After South Sudan gained independence from the Islamist North on July 9, 2011, President Salva Kiir Mayardit’s government cracked down on human rights activists, journalists, political opposition leaders, and dissidents. Extra-judicial killings and apprehension and detention of citizens became common.

Among those voices of dissent was Yom, who says that, following the establishment of the new country, she became “serious” about her work to protect the rights of women, children, the disabled, founding the Achut Foundation, a nonprofit dedicated to enabling South Sudanese girls to receive an education, and advocating against child marriage, rape, and even “torture” of many girls that she says takes place at the hands of men in countries like South Sudan, Sudan, Kenya, Uganda, and Ethiopia.

Yom was organizing conferences which brought together Muslims and Christians, to sensitize communities about protecting and valuing girl children, traveling from village to village, trying, she says “to change cultural perception that girls are only meant to be married and bear children.”

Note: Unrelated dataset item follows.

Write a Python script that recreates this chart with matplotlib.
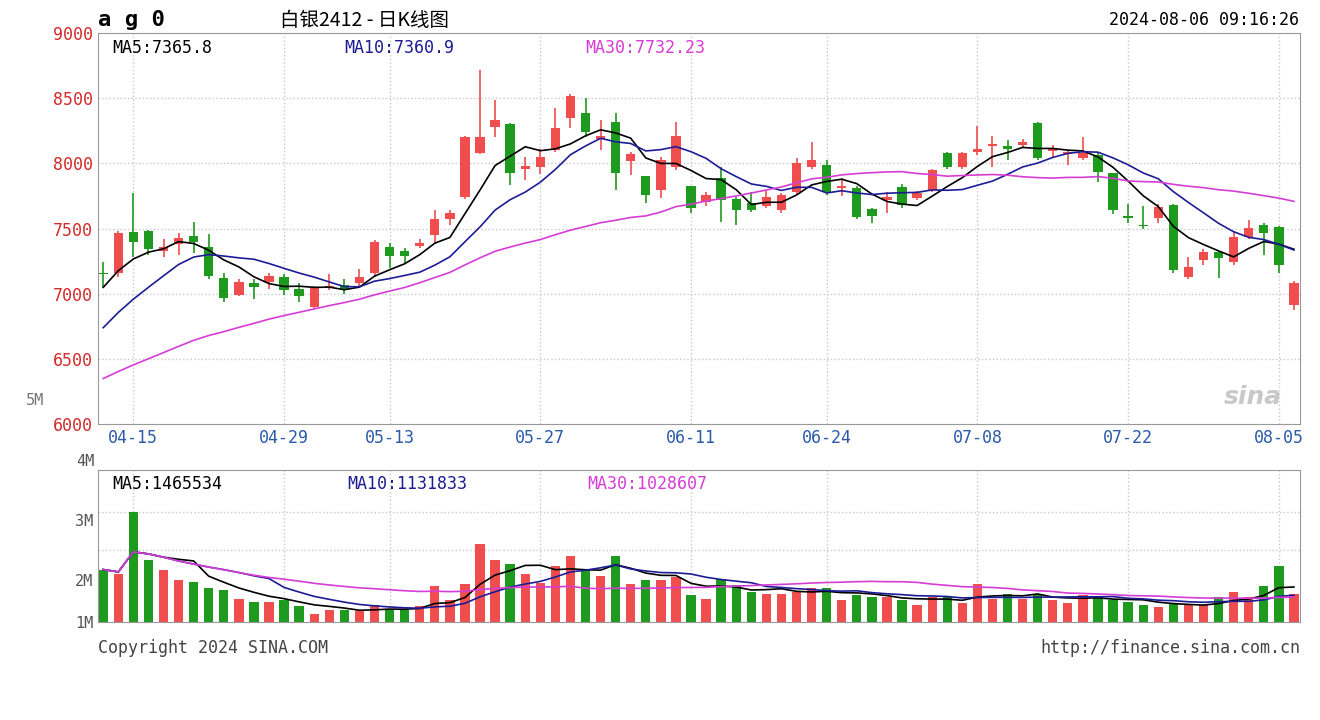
import matplotlib
matplotlib.use("Agg")
import matplotlib.pyplot as plt
import numpy as np
import pandas as pd

# daily K data, 2024-04-11 .. 2024-08-06 (80 trading days)
opens = [7160, 7160, 7474, 7480, 7330, 7380, 7440, 7360, 7120, 6990,
         7080, 7090, 7130, 7040, 6900, 7050, 7070, 7085, 7160, 7360,
         7330, 7370, 7450, 7570, 7740, 8080, 8280, 8300, 7960, 7970,
         8100, 8350, 8390, 8190, 8320, 8020, 7900, 7800, 7970, 7830,
         7705, 7890, 7730, 7700, 7675, 7640, 7780, 7975, 7990, 7810,
         7810, 7650, 7720, 7820, 7735, 7800, 8080, 7970, 8090, 8130,
         8130, 8140, 8310, 8095, 8070, 8040, 8065, 7925, 7595, 7530,
         7580, 7680, 7130, 7260, 7320, 7245, 7435, 7530, 7510, 6910]
closes = [7155, 7470, 7400, 7340, 7360, 7430, 7400, 7140, 6970, 7090,
          7050, 7140, 7030, 6980, 7045, 7060, 7040, 7130, 7400, 7290,
          7290, 7390, 7570, 7620, 8200, 8200, 8330, 7930, 7980, 8050,
          8270, 8520, 8240, 8210, 7930, 8070, 7760, 8030, 8210, 7660,
          7760, 7720, 7640, 7645, 7745, 7760, 8000, 8025, 7780, 7830,
          7590, 7600, 7740, 7680, 7775, 7950, 7970, 8080, 8110, 8150,
          8110, 8165, 8040, 8110, 8085, 8080, 7935, 7640, 7585, 7520,
          7665, 7180, 7205, 7320, 7275, 7435, 7505, 7470, 7220, 7080]
highs = [7243, 7480, 7773, 7490, 7420, 7470, 7550, 7460, 7160, 7110,
         7110, 7160, 7150, 7080, 7060, 7150, 7110, 7190, 7410, 7390,
         7350, 7420, 7642, 7640, 8210, 8717, 8487, 8310, 8050, 8110,
         8425, 8530, 8500, 8330, 8390, 8090, 7900, 8050, 8320, 7830,
         7780, 7970, 7740, 7780, 7790, 7770, 8041, 8164, 8030, 7890,
         7830, 7660, 7780, 7840, 7790, 7960, 8090, 8090, 8287, 8210,
         8180, 8190, 8320, 8140, 8100, 8203, 8080, 7930, 7690, 7670,
         7690, 7690, 7280, 7340, 7330, 7480, 7565, 7540, 7520, 7100]
lows = [7051, 7130, 7282, 7300, 7280, 7300, 7310, 7110, 6940, 6980,
        6960, 7040, 6990, 6940, 6890, 7030, 7000, 7060, 7130, 7200,
        7230, 7350, 7380, 7530, 7730, 8070, 8203, 7834, 7870, 7920,
        8090, 8270, 8203, 8100, 7796, 7910, 7696, 7734, 7950, 7619,
        7670, 7550, 7527, 7630, 7660, 7620, 7760, 7960, 7760, 7750,
        7570, 7543, 7620, 7660, 7720, 7780, 7960, 7960, 8065, 7970,
        8030, 8120, 8030, 8050, 7990, 8030, 7857, 7610, 7540, 7500,
        7540, 7160, 7110, 7220, 7120, 7220, 7420, 7300, 7160, 6875]
# estimated closes before the window, needed to start the moving averages
prior_closes = [5850, 5880, 5920, 5950, 5990, 6010, 6040, 6080, 6100, 6130,
                6170, 6200, 6230, 6270, 6300, 6330, 6370, 6390, 6420, 6460,
                6300, 6380, 6430, 6480, 6560, 6830, 6950, 7080, 7230]
# volume, millions
volumes = [2.19, 1.99, 4.60, 2.58, 2.16, 1.75, 1.65, 1.42, 1.32, 0.97,
           0.84, 0.84, 0.91, 0.65, 0.35, 0.52, 0.49, 0.46, 0.73, 0.51,
           0.49, 0.65, 1.49, 0.91, 1.57, 3.24, 2.58, 2.42, 1.99, 1.61,
           2.32, 2.75, 2.23, 1.91, 2.75, 1.57, 1.75, 1.76, 1.88, 1.11,
           0.97, 1.81, 1.53, 1.26, 1.19, 1.16, 1.26, 1.40, 1.40, 0.91,
           1.11, 1.05, 1.05, 0.91, 0.73, 1.05, 1.05, 0.80, 1.57, 0.97,
           1.16, 0.97, 1.19, 0.91, 0.80, 1.11, 1.05, 0.91, 0.84, 0.73,
           0.62, 0.76, 0.73, 0.70, 1.05, 1.26, 1.05, 1.49, 2.32, 1.19]
date_ticks = [2, 12, 19, 29, 39, 48, 58, 68, 78]
date_labels = ['04-15', '04-29', '05-13', '05-27', '06-11', '06-24', '07-08', '07-22', '08-05']
price_ticks = [6000, 6500, 7000, 7500, 8000, 8500, 9000]

RED = '#f04e4e'
GREEN = '#1e9a1e'
MA_COLORS = ['black', '#1c1c96', '#d63cd6']
MONO = 'DejaVu Sans Mono'

n = len(closes)
x = np.arange(n)
o, c, h, l = map(np.array, (opens, closes, highs, lows))
up = c >= o
colors = np.where(up, RED, GREEN)

allc = pd.Series(prior_closes + closes)
ma = [allc.rolling(w).mean().to_numpy()[-n:] for w in (5, 10, 30)]
vol = pd.Series(volumes) * 1e6
vma = [vol.rolling(w, min_periods=1).mean().to_numpy() for w in (5, 10, 30)]

fig = plt.figure(figsize=(13.2, 7.2), dpi=100)
fig.patch.set_facecolor('white')
ax = fig.add_axes([0.0742, 0.411, 0.9106, 0.543])
axv = fig.add_axes([0.0742, 0.136, 0.9106, 0.211])

for a in (ax, axv):
    a.set_xlim(-0.35, n - 0.6)
    for s in a.spines.values():
        s.set_color('#999999')
    a.set_xticks(date_ticks)
    a.grid(True, axis='x', color='#c8c8c8', linestyle=':', linewidth=1)
    a.tick_params(length=0)

# candles
ax.vlines(x, l, h, colors=colors, linewidth=1.2, zorder=2)
body_lo = np.minimum(o, c)
body_h = np.maximum(np.abs(c - o), 8)
ax.bar(x, body_h, bottom=body_lo, width=0.62, color=colors, zorder=3)
for m, col in zip(ma, MA_COLORS):
    ax.plot(x, m, color=col, linewidth=1.2, zorder=4)
ax.set_ylim(6000, 9000)
ax.set_yticks(price_ticks)
ax.set_yticklabels([str(p) for p in price_ticks], color='#d42a2a', fontsize=12, family=MONO)
for p in price_ticks[1:-1]:
    ax.axhline(p, color='#c8c8c8', linestyle=':', linewidth=1, zorder=0)
ax.set_xticklabels(date_labels, color='#2a5aa8', fontsize=12, family=MONO)
ax.text(-0.045, 0.06, '5M', transform=ax.transAxes, color='#777777', fontsize=11,
        family=MONO, ha='right', va='center')
ax.text(0.012, 0.985, 'MA5:7365.8', transform=ax.transAxes, fontsize=12, family=MONO, va='top')
ax.text(0.205, 0.985, 'MA10:7360.9', transform=ax.transAxes, fontsize=12, family=MONO,
        va='top', color=MA_COLORS[1])
ax.text(0.405, 0.985, 'MA30:7732.23', transform=ax.transAxes, fontsize=12, family=MONO,
        va='top', color=MA_COLORS[2])
ax.text(0.985, 0.07, 'sina', transform=ax.transAxes, fontsize=18, style='italic',
        weight='bold', color='#c8c8c8', ha='right', va='center')

# volume
axv.bar(x, vol, width=0.62, color=colors, zorder=2)
for m, col in zip(vma, MA_COLORS):
    axv.plot(x, m, color=col, linewidth=1.2, zorder=3)
axv.set_ylim(0, 6.33e6)
axv.set_yticks([0, 1.75e6, 4.25e6])
axv.set_yticklabels(['1M', '2M', '3M'], color='#555555', fontsize=11, family=MONO)
axv.text(-0.003, 1.06, '4M', transform=axv.transAxes, color='#555555', fontsize=11,
         family=MONO, ha='right', va='center')
for g in (3.0e6, 4.6e6):
    axv.axhline(g, color='#c8c8c8', linestyle=':', linewidth=1, zorder=0)
axv.set_xticklabels([])
axv.text(0.012, 0.97, 'MA5:1465534', transform=axv.transAxes, fontsize=12, family=MONO, va='top')
axv.text(0.207, 0.97, 'MA10:1131833', transform=axv.transAxes, fontsize=12, family=MONO,
         va='top', color=MA_COLORS[1])
axv.text(0.407, 0.97, 'MA30:1028607', transform=axv.transAxes, fontsize=12, family=MONO,
         va='top', color=MA_COLORS[2])

# header / footer
fig.text(0.074, 0.972, 'a g 0', fontsize=16, weight='bold', family=MONO, va='center')
fig.text(0.212, 0.972, '白银2412 - 日K线图', fontsize=14, va='center',
         family=['Noto Sans CJK SC', 'DejaVu Sans'])
fig.text(0.984, 0.972, '2024-08-06 09:16:26', fontsize=12, family=MONO, ha='right', va='center')
fig.text(0.074, 0.1, 'Copyright 2024 SINA.COM', fontsize=12, family=MONO, color='#444444', va='center')
fig.text(0.985, 0.1, 'http://finance.sina.com.cn', fontsize=12, family=MONO, color='#444444',
         ha='right', va='center')

fig.savefig('out.png', dpi=100)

She was also advocating for protection of girls in the legal system. One goal was to amend the Constitution to include protection from child marriage for girls and discrimination against girls.

“Most communities [in South Sudan] are only focused on education for boys; at an early age girls are married off,” says Yom. “Sexual exploitation of girls is common. Many girls are physically or emotionally abused as well. Many are tortured to death by the men they are sold to.”

She added, “I was keen to see that the new country was founded with clear provisions to protect the rights of the vulnerable groups like girls, children, women, and the disabled. This earned me friends and foes alike. I was actually risking my life but never saw anything wrong in advancing general concern for the community.”

Others, however, thought differently.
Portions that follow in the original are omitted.